Data extract:
=-=-=-=-=

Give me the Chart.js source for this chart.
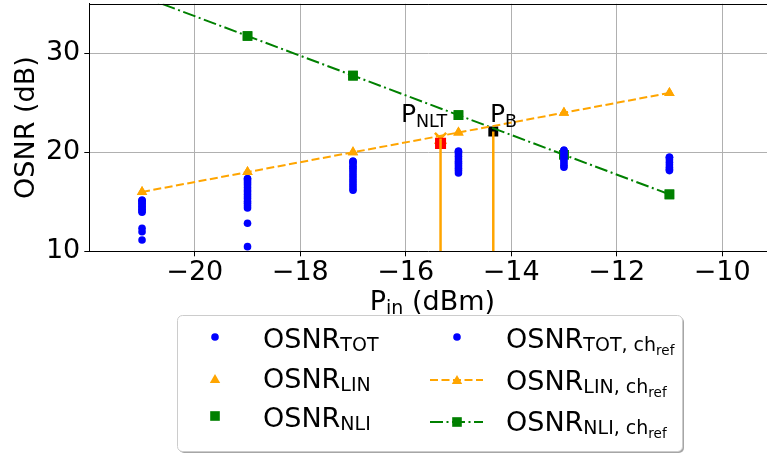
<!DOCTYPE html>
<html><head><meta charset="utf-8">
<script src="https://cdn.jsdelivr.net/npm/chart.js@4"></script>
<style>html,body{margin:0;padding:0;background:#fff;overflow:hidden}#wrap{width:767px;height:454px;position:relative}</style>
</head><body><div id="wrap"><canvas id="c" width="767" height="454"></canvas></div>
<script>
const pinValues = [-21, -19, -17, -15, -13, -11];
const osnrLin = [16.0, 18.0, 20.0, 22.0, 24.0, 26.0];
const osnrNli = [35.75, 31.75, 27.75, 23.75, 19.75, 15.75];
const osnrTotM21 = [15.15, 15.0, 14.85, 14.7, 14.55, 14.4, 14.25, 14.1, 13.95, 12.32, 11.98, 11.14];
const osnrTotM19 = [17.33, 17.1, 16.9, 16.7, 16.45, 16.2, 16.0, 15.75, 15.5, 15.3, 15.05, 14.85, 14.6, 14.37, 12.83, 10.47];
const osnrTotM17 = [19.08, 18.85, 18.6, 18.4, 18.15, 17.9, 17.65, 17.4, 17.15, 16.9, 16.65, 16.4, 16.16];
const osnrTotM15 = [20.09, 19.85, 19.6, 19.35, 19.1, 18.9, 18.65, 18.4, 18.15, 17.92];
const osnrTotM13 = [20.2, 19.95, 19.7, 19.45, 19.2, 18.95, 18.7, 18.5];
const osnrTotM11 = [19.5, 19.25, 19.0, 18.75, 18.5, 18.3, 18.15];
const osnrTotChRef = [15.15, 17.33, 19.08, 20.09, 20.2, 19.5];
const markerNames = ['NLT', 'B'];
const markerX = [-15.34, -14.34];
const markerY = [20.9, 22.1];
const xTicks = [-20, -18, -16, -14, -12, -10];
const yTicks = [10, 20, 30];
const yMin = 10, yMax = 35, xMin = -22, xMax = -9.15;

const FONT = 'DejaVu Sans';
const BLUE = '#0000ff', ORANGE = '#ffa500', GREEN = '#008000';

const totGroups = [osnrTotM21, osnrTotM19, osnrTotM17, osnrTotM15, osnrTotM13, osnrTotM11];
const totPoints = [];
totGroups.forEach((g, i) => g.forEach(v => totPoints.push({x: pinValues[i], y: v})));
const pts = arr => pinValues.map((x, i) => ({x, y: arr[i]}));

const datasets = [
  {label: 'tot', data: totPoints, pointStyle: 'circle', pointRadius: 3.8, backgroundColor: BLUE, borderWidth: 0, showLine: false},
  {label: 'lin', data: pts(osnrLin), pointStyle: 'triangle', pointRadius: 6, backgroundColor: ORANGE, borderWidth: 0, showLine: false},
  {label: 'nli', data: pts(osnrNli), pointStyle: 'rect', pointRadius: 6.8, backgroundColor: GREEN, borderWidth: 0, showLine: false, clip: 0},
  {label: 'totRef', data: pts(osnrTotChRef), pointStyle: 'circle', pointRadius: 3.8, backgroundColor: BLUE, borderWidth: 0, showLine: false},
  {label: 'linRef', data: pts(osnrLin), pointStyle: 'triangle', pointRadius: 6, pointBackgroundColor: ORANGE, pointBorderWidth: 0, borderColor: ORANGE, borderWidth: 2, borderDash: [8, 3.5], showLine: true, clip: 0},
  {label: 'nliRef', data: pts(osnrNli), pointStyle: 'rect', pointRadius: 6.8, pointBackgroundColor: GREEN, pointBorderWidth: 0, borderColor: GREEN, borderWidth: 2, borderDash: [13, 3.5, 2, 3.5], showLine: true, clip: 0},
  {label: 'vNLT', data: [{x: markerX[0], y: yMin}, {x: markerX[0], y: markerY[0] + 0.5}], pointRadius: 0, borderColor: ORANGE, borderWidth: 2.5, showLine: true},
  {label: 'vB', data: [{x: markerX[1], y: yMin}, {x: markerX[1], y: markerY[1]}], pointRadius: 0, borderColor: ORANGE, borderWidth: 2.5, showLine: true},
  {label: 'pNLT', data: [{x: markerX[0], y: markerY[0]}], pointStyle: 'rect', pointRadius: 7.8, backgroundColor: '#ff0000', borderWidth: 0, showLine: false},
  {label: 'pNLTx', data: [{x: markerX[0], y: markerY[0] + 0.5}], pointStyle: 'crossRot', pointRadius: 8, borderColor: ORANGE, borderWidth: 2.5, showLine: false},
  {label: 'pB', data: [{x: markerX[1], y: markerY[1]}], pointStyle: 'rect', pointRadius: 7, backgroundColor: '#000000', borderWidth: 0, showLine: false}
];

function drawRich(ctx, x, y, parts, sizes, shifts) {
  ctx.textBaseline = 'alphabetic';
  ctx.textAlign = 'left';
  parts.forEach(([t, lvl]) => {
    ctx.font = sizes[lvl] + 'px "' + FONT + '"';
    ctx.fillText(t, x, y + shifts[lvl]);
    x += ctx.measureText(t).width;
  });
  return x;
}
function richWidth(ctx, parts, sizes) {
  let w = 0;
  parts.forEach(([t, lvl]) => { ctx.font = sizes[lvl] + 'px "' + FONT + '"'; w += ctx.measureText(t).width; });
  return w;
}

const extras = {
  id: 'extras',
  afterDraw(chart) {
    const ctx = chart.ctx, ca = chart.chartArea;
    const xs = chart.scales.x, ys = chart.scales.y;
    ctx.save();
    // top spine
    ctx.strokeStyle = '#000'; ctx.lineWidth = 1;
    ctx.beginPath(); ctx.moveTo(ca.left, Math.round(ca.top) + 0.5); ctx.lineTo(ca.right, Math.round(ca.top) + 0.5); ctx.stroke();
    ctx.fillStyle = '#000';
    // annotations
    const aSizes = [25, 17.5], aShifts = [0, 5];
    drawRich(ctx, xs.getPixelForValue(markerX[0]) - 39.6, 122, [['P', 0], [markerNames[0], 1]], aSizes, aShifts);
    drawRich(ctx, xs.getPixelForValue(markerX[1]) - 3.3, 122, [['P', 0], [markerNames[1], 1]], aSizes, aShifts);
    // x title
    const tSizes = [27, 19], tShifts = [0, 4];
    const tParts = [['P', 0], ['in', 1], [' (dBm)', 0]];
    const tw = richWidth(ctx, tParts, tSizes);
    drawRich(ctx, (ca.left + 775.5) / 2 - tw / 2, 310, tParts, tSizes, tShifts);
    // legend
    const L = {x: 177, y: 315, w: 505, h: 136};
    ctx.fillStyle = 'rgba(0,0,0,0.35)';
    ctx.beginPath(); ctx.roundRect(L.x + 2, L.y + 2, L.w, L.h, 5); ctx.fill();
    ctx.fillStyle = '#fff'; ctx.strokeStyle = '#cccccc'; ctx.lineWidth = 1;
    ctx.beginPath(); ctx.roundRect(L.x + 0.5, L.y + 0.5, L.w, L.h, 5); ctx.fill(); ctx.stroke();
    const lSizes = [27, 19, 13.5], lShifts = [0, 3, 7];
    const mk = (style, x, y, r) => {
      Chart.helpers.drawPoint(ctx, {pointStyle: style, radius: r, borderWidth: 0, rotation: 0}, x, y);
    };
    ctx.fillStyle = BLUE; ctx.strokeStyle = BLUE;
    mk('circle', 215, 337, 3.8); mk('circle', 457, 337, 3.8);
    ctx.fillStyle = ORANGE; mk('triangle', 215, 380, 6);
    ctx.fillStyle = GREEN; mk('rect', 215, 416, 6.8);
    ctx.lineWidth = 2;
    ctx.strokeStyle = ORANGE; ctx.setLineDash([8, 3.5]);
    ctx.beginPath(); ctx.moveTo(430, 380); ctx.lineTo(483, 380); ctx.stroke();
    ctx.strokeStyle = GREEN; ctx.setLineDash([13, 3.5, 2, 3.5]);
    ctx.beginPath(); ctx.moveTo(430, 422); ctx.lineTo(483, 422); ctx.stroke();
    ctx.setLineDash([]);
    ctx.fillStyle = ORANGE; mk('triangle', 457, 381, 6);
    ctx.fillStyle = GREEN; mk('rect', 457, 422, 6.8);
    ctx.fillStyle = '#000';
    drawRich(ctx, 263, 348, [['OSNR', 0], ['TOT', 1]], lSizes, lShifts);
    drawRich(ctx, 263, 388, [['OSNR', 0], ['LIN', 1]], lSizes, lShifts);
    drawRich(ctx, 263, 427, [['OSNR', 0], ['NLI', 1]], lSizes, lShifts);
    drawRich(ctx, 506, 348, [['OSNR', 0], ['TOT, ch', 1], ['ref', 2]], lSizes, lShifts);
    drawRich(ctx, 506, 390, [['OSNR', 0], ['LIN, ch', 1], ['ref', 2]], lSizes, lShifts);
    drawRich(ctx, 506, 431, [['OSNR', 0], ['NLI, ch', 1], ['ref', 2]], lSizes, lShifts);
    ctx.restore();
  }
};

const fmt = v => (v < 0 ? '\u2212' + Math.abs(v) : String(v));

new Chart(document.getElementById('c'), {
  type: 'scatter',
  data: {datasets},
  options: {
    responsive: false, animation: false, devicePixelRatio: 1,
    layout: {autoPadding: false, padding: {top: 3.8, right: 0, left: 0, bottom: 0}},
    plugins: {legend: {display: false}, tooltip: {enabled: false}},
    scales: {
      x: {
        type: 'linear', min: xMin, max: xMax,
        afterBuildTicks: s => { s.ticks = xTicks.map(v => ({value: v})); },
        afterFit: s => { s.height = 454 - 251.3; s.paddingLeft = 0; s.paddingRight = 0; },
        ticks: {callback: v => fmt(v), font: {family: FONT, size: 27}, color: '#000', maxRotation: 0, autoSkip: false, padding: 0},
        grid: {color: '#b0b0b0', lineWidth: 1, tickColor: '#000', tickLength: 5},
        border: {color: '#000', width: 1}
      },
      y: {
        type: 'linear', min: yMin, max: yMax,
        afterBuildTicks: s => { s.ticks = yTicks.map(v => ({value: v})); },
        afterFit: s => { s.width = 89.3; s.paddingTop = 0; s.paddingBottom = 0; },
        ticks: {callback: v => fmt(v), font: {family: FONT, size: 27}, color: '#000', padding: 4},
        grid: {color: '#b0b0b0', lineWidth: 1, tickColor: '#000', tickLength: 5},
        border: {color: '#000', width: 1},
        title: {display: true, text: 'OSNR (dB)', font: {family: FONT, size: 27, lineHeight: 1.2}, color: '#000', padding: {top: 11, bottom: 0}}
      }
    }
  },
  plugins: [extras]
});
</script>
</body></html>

=-=-=-=-=

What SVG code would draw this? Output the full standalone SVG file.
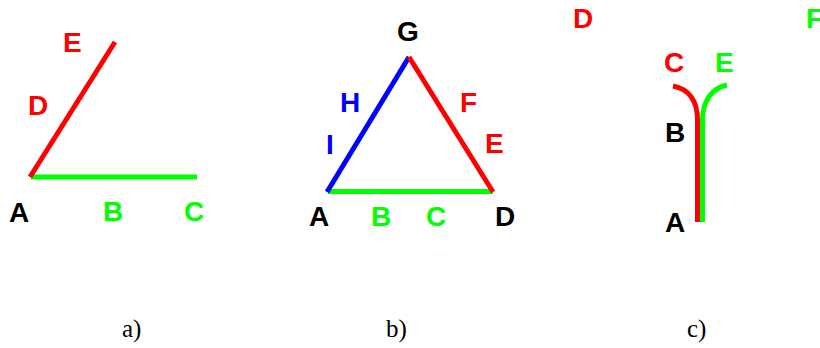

=-=-=-=-=

Goal of the exercise:
Exclude any pictures, and restate word for word the lines from the one containing "Give me the Chart.js source for this chart." through the one containing "const pts = arr", both included.

Output of the task:
Give me the Chart.js source for this chart.
<!DOCTYPE html>
<html><head><meta charset="utf-8">
<script src="https://cdn.jsdelivr.net/npm/chart.js@4"></script>
<style>html,body{margin:0;padding:0;background:#fff;overflow:hidden}#wrap{width:767px;height:454px;position:relative}</style>
</head><body><div id="wrap"><canvas id="c" width="767" height="454"></canvas></div>
<script>
const pinValues = [-21, -19, -17, -15, -13, -11];
const osnrLin = [16.0, 18.0, 20.0, 22.0, 24.0, 26.0];
const osnrNli = [35.75, 31.75, 27.75, 23.75, 19.75, 15.75];
const osnrTotM21 = [15.15, 15.0, 14.85, 14.7, 14.55, 14.4, 14.25, 14.1, 13.95, 12.32, 11.98, 11.14];
const osnrTotM19 = [17.33, 17.1, 16.9, 16.7, 16.45, 16.2, 16.0, 15.75, 15.5, 15.3, 15.05, 14.85, 14.6, 14.37, 12.83, 10.47];
const osnrTotM17 = [19.08, 18.85, 18.6, 18.4, 18.15, 17.9, 17.65, 17.4, 17.15, 16.9, 16.65, 16.4, 16.16];
const osnrTotM15 = [20.09, 19.85, 19.6, 19.35, 19.1, 18.9, 18.65, 18.4, 18.15, 17.92];
const osnrTotM13 = [20.2, 19.95, 19.7, 19.45, 19.2, 18.95, 18.7, 18.5];
const osnrTotM11 = [19.5, 19.25, 19.0, 18.75, 18.5, 18.3, 18.15];
const osnrTotChRef = [15.15, 17.33, 19.08, 20.09, 20.2, 19.5];
const markerNames = ['NLT', 'B'];
const markerX = [-15.34, -14.34];
const markerY = [20.9, 22.1];
const xTicks = [-20, -18, -16, -14, -12, -10];
const yTicks = [10, 20, 30];
const yMin = 10, yMax = 35, xMin = -22, xMax = -9.15;

const FONT = 'DejaVu Sans';
const BLUE = '#0000ff', ORANGE = '#ffa500', GREEN = '#008000';

const totGroups = [osnrTotM21, osnrTotM19, osnrTotM17, osnrTotM15, osnrTotM13, osnrTotM11];
const totPoints = [];
totGroups.forEach((g, i) => g.forEach(v => totPoints.push({x: pinValues[i], y: v})));
const pts = arr => pinValues.map((x, i) => ({x, y: arr[i]}));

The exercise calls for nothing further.